> _Directions_: Report how many lines in the records hold the string "chart"; give the number and nothing else.

> _Extracted information_:
────────────────

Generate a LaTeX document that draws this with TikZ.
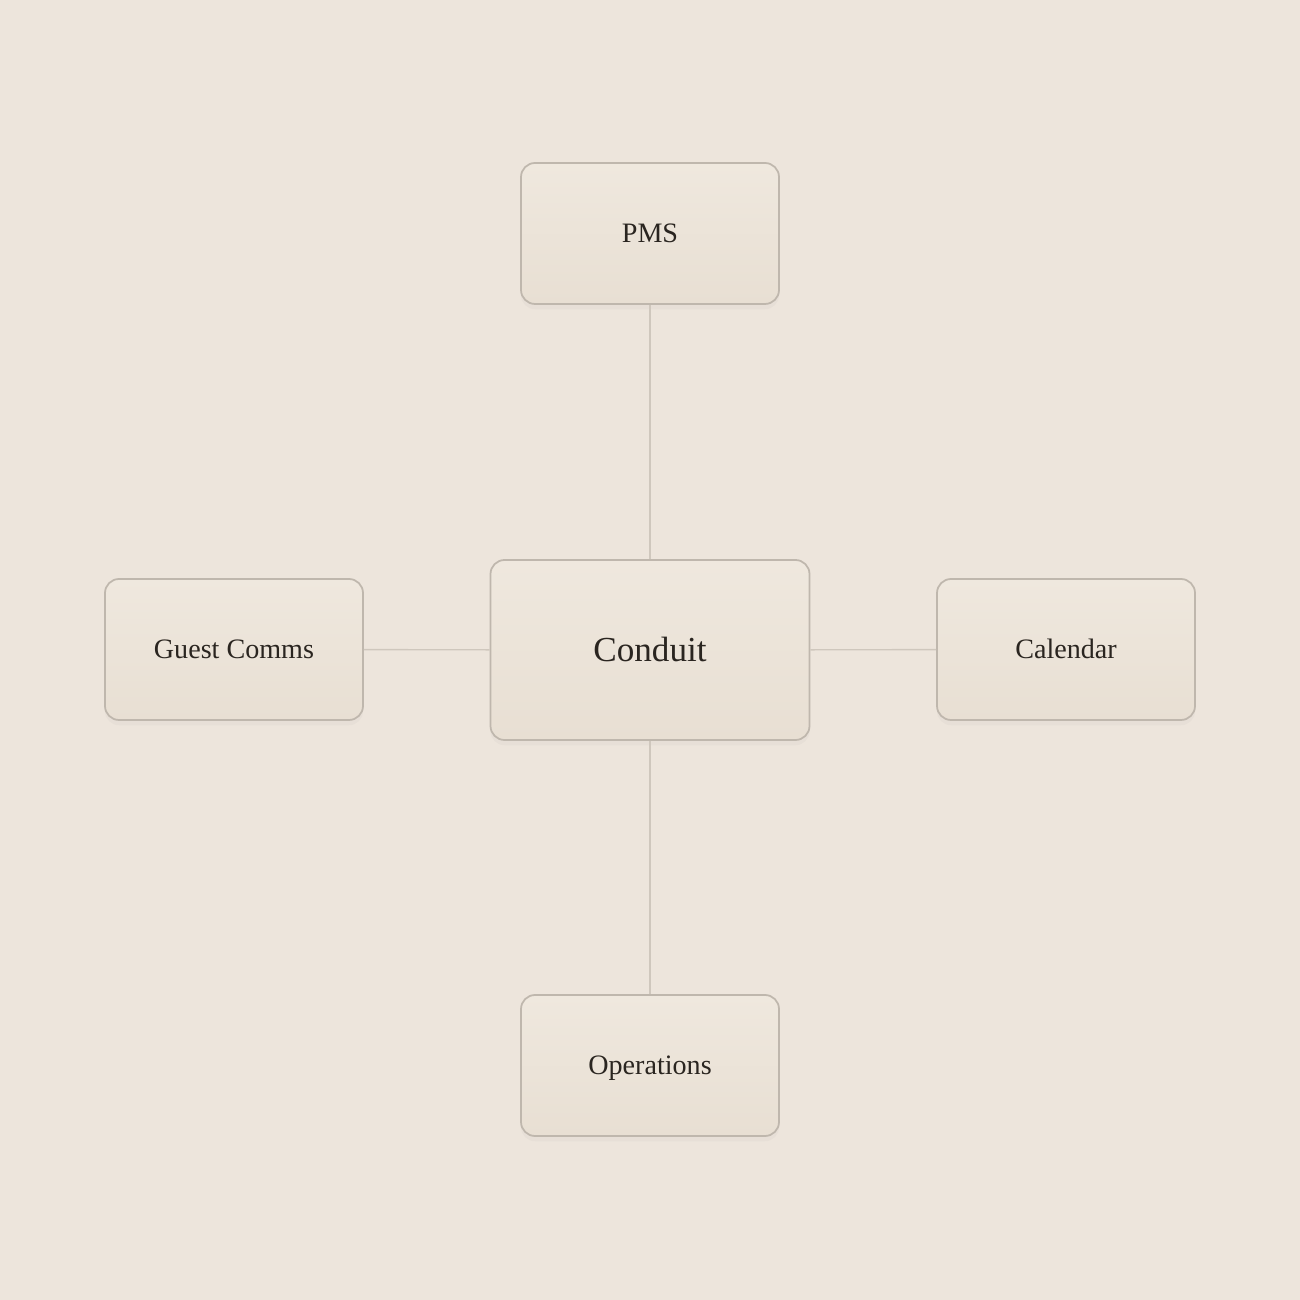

────────────────

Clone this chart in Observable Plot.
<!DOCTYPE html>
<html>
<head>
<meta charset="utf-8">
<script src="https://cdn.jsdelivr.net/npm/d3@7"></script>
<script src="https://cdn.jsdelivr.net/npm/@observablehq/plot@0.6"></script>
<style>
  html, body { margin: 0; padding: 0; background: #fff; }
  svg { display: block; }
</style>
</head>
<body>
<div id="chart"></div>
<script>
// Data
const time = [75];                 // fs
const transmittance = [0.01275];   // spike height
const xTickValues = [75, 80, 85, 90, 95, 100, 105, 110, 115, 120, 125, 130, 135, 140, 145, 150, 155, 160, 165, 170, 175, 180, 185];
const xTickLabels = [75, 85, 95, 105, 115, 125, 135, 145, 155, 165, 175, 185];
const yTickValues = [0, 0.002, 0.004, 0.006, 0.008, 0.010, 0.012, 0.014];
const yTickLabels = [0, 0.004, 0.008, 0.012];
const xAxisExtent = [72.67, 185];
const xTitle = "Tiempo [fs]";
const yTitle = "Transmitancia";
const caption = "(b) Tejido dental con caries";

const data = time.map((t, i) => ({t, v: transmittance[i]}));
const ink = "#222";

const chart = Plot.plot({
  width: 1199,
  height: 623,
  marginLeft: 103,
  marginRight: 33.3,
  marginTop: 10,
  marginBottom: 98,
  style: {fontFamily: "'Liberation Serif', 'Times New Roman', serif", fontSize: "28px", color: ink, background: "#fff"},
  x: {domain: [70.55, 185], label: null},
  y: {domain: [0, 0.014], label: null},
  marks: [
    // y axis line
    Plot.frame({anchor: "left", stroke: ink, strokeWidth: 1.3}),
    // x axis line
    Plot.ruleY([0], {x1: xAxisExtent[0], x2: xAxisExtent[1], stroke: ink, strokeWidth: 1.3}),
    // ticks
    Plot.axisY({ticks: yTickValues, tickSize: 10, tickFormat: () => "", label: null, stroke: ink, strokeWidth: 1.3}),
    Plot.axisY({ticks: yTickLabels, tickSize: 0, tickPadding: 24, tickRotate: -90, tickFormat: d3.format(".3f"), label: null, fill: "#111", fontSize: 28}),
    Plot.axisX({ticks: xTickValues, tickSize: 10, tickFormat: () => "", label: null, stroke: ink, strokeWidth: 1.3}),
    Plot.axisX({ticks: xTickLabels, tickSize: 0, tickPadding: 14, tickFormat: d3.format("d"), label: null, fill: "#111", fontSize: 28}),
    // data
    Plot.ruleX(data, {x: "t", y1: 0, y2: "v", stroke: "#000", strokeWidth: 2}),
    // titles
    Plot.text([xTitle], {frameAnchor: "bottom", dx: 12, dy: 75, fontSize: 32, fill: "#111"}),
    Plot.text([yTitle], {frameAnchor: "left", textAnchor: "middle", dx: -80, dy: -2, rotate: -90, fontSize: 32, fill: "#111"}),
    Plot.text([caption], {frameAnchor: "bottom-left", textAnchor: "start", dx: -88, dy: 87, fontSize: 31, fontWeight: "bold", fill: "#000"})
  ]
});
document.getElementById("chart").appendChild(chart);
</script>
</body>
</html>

────────────────

> _Result_: 4